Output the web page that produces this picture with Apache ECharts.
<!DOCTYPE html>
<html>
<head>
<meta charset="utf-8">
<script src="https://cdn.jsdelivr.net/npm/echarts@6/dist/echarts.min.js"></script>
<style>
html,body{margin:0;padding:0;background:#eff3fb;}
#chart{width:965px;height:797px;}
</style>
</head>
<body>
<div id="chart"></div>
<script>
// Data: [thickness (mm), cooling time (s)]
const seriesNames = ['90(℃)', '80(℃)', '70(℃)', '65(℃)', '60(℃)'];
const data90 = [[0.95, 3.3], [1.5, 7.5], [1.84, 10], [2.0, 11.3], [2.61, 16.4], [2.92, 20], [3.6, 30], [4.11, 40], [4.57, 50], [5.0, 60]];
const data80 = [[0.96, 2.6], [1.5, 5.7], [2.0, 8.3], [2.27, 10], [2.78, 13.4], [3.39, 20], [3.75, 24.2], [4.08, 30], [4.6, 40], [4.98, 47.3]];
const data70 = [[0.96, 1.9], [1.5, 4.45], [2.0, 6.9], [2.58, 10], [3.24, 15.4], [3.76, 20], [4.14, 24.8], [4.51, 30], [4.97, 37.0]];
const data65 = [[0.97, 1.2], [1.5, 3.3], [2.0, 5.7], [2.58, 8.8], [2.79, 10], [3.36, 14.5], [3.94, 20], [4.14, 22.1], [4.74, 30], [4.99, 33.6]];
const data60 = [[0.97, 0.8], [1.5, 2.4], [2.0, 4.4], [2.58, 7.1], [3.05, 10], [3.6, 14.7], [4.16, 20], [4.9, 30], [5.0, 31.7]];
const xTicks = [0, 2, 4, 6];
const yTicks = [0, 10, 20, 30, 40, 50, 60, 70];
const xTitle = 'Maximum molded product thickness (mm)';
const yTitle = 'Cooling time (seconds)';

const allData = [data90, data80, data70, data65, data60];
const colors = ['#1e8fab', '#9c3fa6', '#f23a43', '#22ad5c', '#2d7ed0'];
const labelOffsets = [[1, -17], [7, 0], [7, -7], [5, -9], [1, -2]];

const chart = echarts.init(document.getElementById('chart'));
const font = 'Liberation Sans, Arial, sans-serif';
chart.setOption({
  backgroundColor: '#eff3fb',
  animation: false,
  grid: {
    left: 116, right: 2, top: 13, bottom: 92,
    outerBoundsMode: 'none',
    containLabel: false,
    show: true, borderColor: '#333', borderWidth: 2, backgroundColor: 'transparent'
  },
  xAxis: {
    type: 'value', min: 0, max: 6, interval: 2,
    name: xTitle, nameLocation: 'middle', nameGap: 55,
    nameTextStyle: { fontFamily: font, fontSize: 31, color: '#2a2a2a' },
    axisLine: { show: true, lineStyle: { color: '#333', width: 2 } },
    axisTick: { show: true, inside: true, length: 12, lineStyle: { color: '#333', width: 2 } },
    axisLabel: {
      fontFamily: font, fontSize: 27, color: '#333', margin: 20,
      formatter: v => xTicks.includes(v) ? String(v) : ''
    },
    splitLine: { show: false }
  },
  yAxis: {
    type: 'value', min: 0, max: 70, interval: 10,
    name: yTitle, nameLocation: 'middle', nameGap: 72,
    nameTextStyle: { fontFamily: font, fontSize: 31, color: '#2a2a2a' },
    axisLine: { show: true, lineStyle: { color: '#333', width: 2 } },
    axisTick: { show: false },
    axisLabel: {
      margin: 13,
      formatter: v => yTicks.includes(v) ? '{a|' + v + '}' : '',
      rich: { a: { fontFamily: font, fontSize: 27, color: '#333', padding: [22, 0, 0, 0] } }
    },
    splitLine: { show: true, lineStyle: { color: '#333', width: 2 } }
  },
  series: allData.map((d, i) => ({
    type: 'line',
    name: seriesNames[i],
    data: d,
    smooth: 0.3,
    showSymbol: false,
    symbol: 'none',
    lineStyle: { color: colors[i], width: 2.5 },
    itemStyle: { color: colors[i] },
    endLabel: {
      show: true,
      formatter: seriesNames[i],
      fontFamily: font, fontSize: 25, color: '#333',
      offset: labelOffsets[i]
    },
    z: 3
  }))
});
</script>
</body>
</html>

* * *

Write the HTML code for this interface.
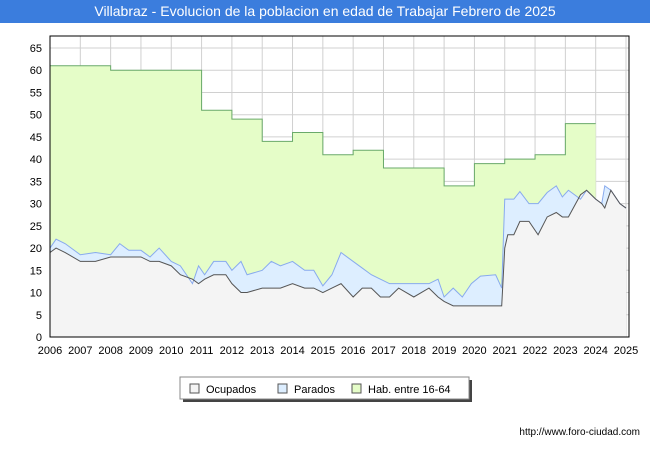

...

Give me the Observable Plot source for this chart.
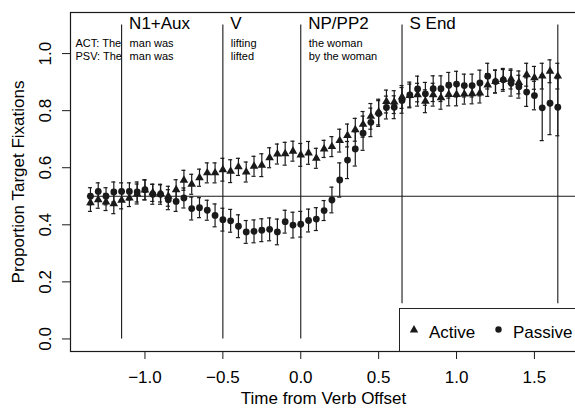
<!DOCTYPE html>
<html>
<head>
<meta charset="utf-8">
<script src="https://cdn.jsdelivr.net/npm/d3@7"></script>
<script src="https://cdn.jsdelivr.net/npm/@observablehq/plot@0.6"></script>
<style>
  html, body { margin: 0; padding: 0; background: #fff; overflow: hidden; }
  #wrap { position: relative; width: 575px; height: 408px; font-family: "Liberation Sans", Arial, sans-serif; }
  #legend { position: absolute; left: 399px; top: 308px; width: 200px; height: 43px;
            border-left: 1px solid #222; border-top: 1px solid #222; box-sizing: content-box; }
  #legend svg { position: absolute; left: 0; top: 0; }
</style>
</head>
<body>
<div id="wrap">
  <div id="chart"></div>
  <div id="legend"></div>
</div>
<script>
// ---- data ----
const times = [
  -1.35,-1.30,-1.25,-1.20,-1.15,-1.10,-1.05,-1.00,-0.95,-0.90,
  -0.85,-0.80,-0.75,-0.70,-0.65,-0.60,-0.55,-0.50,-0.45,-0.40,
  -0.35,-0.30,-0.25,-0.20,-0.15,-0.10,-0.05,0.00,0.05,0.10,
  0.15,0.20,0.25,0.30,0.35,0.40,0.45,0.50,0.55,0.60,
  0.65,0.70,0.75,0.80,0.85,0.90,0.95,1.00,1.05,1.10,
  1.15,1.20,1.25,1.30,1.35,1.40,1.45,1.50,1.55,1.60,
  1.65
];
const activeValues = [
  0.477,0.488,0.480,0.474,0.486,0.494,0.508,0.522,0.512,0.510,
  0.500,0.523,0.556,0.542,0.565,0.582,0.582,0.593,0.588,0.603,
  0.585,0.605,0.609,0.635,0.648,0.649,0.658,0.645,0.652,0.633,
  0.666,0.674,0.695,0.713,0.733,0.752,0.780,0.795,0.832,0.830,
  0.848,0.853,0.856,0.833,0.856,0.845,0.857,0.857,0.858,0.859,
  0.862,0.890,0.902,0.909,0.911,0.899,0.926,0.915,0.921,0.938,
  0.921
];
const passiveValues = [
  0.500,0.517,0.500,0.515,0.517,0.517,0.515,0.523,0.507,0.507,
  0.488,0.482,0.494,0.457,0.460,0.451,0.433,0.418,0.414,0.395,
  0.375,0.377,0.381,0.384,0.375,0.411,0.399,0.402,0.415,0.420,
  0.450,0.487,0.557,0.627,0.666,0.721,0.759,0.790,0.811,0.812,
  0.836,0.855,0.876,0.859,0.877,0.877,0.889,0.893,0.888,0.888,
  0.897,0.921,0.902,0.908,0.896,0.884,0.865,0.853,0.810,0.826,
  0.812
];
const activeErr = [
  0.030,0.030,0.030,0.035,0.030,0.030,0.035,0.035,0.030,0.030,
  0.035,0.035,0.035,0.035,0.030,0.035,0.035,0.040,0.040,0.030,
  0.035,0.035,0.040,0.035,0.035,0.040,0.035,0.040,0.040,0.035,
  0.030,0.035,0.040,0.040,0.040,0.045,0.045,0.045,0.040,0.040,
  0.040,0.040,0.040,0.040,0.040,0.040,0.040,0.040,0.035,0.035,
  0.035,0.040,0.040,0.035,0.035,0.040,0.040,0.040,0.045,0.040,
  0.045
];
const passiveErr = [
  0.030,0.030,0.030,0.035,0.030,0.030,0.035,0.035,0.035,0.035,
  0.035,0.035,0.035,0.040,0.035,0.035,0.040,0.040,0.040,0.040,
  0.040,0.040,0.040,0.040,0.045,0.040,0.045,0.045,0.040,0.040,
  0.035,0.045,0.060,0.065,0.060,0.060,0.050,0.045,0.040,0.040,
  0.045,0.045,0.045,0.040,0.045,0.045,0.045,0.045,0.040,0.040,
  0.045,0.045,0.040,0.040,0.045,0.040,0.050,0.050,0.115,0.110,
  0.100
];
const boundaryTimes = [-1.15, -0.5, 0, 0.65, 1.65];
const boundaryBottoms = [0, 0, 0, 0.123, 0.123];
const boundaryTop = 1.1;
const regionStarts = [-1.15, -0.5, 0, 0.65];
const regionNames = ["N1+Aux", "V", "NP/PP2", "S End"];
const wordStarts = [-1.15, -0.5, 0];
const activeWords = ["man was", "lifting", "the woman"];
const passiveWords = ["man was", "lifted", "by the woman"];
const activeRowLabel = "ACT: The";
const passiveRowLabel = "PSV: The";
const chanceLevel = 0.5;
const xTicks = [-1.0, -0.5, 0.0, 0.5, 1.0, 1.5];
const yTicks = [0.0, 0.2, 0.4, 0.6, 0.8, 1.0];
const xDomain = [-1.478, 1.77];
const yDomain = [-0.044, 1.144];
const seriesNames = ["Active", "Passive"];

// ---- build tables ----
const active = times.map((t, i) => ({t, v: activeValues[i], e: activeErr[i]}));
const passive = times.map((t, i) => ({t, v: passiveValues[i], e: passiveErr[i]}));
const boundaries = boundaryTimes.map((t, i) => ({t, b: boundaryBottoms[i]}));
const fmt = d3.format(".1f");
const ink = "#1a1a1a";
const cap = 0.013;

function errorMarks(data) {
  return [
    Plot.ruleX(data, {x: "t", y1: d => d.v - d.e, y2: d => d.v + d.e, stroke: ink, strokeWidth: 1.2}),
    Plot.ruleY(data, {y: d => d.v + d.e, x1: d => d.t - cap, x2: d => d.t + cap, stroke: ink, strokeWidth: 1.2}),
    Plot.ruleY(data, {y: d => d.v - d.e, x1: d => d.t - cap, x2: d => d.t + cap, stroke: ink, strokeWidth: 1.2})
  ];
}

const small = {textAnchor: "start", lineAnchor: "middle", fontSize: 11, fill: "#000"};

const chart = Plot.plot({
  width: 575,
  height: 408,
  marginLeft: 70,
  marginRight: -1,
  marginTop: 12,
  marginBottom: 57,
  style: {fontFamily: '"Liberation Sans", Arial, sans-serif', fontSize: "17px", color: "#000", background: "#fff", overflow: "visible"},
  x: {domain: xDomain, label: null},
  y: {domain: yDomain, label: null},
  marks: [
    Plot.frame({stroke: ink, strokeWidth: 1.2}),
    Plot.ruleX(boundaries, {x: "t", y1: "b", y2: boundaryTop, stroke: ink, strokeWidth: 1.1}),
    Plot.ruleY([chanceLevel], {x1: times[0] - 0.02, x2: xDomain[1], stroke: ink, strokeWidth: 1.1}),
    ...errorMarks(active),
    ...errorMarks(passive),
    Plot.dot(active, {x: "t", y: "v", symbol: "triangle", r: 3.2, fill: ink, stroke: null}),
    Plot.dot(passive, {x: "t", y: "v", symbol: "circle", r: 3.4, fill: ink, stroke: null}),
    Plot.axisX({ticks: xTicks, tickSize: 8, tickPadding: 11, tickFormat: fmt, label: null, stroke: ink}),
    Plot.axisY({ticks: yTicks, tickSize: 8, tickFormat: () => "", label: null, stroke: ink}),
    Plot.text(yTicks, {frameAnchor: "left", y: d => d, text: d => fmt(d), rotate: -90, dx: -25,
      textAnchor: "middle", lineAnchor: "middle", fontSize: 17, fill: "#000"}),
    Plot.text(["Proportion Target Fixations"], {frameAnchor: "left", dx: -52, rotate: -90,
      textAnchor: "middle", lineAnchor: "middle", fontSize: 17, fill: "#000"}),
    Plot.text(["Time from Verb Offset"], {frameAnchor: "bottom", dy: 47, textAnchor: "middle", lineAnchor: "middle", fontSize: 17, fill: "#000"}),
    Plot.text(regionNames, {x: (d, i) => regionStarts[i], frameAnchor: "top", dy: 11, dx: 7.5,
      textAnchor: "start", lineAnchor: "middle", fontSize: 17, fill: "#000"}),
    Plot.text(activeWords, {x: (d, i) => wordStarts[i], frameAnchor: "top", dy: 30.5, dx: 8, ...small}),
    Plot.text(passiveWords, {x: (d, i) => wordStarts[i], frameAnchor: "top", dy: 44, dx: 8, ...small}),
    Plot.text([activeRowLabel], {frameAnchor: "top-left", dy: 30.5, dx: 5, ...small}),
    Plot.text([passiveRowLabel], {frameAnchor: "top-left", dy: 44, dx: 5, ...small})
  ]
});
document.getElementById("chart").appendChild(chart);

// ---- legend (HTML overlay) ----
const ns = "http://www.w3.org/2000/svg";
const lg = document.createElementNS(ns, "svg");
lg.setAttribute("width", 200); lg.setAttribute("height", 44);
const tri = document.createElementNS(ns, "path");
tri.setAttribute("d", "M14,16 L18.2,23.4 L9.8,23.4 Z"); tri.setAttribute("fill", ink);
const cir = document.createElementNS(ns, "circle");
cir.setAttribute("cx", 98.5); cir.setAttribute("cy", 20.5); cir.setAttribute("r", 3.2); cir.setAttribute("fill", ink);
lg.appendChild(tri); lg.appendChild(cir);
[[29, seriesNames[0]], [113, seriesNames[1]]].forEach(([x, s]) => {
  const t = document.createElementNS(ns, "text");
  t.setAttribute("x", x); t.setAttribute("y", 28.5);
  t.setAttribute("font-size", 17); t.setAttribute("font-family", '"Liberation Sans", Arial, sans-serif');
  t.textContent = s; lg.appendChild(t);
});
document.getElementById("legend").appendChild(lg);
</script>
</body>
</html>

What you have to do
Look through the data above. Find each line with the string "picture" and copy it.

Written reply
Output the web page that produces this picture with Apache ECharts.

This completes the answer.